▶ [Exercise description]
Write each line of the material exactly as given, from the top through the line that contains "const xValues = [0.01, 0.02, 0.05, 0.1, 0.2, 0.33, 0.5];", and omit all pictures.

▶ [Data excerpt]
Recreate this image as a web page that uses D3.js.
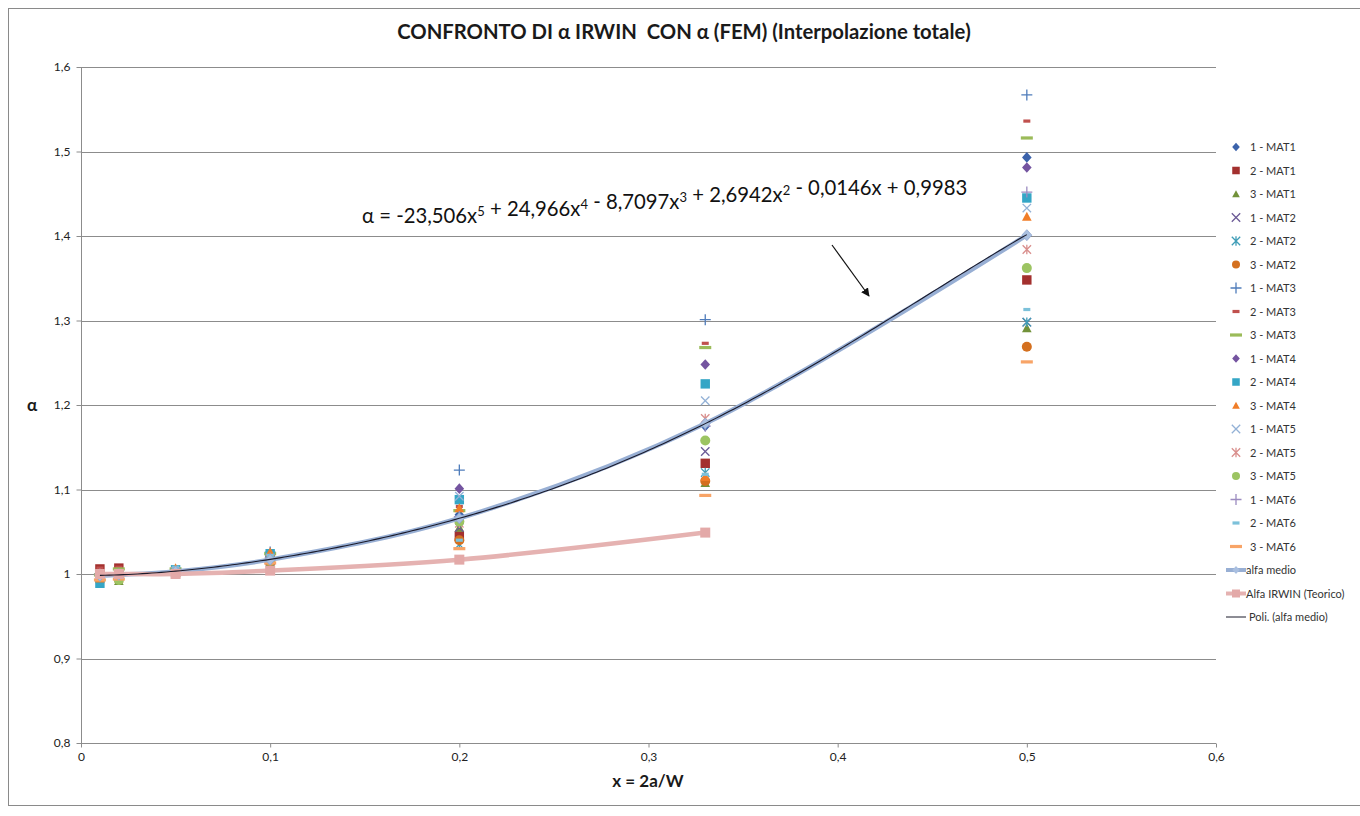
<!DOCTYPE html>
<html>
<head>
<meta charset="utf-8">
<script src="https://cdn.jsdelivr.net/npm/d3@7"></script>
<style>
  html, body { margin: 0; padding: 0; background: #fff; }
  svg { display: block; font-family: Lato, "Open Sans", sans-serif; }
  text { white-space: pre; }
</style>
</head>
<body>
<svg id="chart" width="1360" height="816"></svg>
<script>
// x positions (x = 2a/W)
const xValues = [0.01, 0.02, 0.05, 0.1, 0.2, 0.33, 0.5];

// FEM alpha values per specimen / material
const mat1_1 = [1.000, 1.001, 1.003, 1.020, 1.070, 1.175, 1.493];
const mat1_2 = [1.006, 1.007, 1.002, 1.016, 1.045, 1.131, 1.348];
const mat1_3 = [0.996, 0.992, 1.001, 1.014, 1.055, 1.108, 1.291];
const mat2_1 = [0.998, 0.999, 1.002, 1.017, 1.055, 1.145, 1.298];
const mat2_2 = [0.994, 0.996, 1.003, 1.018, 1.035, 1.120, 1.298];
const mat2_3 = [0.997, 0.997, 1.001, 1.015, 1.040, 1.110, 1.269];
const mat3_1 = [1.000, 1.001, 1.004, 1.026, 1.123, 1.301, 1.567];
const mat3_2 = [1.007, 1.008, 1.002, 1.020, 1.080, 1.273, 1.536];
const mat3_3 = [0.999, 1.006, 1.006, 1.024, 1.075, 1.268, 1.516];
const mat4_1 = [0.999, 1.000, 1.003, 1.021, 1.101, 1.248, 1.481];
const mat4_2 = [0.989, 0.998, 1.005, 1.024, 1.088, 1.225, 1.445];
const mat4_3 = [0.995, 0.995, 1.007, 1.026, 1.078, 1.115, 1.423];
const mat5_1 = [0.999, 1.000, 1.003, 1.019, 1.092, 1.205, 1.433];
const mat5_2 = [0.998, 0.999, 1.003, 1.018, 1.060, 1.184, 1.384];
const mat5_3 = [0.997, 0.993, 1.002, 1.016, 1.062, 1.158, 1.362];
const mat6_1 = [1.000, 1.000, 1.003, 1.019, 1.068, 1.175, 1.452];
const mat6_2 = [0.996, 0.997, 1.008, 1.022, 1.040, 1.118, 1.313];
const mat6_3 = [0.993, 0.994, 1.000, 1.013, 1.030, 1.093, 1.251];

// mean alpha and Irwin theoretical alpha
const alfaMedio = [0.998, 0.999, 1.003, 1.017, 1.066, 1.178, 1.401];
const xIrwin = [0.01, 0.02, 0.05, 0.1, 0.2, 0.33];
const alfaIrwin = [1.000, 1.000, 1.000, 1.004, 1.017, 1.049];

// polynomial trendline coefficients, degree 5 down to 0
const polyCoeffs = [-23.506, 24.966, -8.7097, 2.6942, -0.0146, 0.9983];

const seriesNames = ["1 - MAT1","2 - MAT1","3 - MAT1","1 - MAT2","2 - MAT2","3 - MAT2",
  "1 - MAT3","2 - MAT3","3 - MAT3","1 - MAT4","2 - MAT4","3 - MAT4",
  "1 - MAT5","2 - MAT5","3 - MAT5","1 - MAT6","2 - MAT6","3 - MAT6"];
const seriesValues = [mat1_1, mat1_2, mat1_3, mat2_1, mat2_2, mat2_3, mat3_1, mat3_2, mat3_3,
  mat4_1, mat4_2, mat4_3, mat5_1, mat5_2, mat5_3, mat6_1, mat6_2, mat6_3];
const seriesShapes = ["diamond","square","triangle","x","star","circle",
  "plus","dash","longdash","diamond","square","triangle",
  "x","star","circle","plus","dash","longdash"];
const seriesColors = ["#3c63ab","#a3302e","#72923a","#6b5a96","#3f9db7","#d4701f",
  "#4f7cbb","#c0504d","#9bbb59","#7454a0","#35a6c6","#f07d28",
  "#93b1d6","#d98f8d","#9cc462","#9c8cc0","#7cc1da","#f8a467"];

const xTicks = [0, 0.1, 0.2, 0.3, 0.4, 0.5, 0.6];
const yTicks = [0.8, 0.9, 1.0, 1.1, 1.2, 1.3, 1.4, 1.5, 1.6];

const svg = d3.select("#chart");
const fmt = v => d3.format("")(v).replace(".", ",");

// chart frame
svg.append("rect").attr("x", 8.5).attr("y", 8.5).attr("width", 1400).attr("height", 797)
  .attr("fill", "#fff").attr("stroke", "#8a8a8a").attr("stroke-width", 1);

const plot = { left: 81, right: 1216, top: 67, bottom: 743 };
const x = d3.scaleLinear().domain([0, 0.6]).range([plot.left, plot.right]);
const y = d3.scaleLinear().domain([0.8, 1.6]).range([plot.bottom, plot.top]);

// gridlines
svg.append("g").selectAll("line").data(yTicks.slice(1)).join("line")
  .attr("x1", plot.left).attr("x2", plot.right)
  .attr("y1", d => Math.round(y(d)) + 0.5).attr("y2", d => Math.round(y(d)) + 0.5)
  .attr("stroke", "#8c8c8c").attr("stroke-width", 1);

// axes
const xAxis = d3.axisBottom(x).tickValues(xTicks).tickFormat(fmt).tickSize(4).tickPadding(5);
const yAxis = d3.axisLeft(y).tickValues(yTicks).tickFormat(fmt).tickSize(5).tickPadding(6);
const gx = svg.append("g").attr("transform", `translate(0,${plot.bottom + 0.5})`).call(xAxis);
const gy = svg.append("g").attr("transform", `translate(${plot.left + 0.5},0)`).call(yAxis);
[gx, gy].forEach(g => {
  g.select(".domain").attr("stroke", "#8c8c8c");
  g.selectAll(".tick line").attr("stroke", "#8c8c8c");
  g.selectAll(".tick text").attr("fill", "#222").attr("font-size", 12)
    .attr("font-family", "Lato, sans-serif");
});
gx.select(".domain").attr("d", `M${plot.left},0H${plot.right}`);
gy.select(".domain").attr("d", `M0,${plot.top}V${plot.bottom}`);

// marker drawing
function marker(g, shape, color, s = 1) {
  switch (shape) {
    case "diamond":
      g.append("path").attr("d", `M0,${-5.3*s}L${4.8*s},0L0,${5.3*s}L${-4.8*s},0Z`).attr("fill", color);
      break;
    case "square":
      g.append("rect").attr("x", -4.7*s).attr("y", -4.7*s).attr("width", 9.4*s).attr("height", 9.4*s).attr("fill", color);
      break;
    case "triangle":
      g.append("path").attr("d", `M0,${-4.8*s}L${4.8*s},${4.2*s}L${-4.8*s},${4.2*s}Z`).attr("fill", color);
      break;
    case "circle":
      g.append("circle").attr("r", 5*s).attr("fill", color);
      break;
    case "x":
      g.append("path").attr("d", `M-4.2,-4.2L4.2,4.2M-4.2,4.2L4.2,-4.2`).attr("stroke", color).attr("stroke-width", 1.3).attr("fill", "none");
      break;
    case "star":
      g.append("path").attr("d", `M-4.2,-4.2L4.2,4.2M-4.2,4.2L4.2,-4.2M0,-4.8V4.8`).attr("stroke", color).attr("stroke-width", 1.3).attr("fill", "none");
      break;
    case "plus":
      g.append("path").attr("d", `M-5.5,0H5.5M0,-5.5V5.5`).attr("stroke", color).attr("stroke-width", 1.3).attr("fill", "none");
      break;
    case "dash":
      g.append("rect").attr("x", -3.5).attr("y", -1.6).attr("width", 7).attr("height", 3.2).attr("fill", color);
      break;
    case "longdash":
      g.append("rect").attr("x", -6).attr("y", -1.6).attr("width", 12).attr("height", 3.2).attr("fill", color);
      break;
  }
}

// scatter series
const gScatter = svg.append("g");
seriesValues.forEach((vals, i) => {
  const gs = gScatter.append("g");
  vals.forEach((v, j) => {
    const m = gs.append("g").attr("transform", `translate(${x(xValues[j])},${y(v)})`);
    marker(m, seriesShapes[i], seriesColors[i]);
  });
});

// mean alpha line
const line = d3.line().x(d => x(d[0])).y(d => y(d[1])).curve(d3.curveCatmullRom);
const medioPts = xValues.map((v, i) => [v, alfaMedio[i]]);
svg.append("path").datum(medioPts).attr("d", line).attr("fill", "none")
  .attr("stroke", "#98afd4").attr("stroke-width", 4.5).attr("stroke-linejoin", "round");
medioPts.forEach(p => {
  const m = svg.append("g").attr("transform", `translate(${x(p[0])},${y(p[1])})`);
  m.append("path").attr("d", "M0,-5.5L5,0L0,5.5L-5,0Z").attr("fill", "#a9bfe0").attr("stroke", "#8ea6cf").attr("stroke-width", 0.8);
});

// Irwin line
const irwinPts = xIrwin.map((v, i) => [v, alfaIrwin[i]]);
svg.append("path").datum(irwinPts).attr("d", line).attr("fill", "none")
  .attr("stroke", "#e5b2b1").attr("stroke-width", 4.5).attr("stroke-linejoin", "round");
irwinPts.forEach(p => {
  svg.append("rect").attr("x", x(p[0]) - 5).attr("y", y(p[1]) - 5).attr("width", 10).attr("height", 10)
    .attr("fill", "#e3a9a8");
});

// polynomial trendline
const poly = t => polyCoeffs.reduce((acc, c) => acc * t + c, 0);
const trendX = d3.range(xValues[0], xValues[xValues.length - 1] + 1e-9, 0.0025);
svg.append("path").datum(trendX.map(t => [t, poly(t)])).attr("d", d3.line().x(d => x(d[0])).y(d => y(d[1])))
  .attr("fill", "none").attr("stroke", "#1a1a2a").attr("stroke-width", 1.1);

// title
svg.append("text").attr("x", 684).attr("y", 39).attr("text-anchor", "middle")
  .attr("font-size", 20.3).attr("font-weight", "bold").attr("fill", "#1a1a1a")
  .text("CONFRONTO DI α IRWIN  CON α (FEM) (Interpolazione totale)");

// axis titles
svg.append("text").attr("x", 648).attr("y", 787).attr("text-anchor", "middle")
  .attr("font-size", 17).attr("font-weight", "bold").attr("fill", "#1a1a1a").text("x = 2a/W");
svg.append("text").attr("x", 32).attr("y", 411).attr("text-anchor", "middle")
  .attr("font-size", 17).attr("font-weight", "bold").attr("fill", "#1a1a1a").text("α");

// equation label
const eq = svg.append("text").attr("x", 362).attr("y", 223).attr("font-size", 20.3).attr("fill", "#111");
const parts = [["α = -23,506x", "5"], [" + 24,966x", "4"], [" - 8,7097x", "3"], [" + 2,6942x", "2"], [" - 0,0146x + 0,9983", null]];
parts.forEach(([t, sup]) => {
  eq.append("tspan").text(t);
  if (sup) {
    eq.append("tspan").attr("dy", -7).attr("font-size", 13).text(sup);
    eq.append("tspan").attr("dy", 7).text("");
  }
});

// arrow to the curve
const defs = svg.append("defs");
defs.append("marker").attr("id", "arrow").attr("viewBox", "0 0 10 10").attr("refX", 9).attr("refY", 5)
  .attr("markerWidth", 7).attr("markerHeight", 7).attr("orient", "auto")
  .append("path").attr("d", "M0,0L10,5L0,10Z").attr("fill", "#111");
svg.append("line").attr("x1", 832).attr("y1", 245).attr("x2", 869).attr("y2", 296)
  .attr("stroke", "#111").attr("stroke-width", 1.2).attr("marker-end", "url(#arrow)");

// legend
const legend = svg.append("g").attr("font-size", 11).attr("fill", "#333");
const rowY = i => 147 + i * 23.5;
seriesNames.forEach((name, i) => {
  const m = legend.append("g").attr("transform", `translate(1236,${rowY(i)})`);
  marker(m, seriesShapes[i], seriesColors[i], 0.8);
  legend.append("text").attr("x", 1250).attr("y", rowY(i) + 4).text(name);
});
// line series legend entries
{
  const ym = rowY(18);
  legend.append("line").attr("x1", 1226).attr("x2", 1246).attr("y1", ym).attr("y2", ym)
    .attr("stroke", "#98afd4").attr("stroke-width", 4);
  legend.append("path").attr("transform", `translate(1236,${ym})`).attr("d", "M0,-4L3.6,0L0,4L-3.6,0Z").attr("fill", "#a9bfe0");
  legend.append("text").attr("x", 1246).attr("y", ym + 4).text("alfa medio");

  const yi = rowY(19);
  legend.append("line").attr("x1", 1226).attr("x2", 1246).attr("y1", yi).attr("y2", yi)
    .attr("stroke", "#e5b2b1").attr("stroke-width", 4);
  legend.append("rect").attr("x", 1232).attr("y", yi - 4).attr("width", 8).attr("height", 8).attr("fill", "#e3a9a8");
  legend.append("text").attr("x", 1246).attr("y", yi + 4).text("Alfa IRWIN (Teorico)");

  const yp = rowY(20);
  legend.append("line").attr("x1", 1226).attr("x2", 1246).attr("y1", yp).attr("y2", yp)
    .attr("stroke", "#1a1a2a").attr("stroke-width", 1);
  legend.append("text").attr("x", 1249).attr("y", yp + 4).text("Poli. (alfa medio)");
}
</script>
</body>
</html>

▶ [Response to this task]
Recreate this image as a web page that uses D3.js.
<!DOCTYPE html>
<html>
<head>
<meta charset="utf-8">
<script src="https://cdn.jsdelivr.net/npm/d3@7"></script>
<style>
  html, body { margin: 0; padding: 0; background: #fff; }
  svg { display: block; font-family: Lato, "Open Sans", sans-serif; }
  text { white-space: pre; }
</style>
</head>
<body>
<svg id="chart" width="1360" height="816"></svg>
<script>
// x positions (x = 2a/W)
const xValues = [0.01, 0.02, 0.05, 0.1, 0.2, 0.33, 0.5];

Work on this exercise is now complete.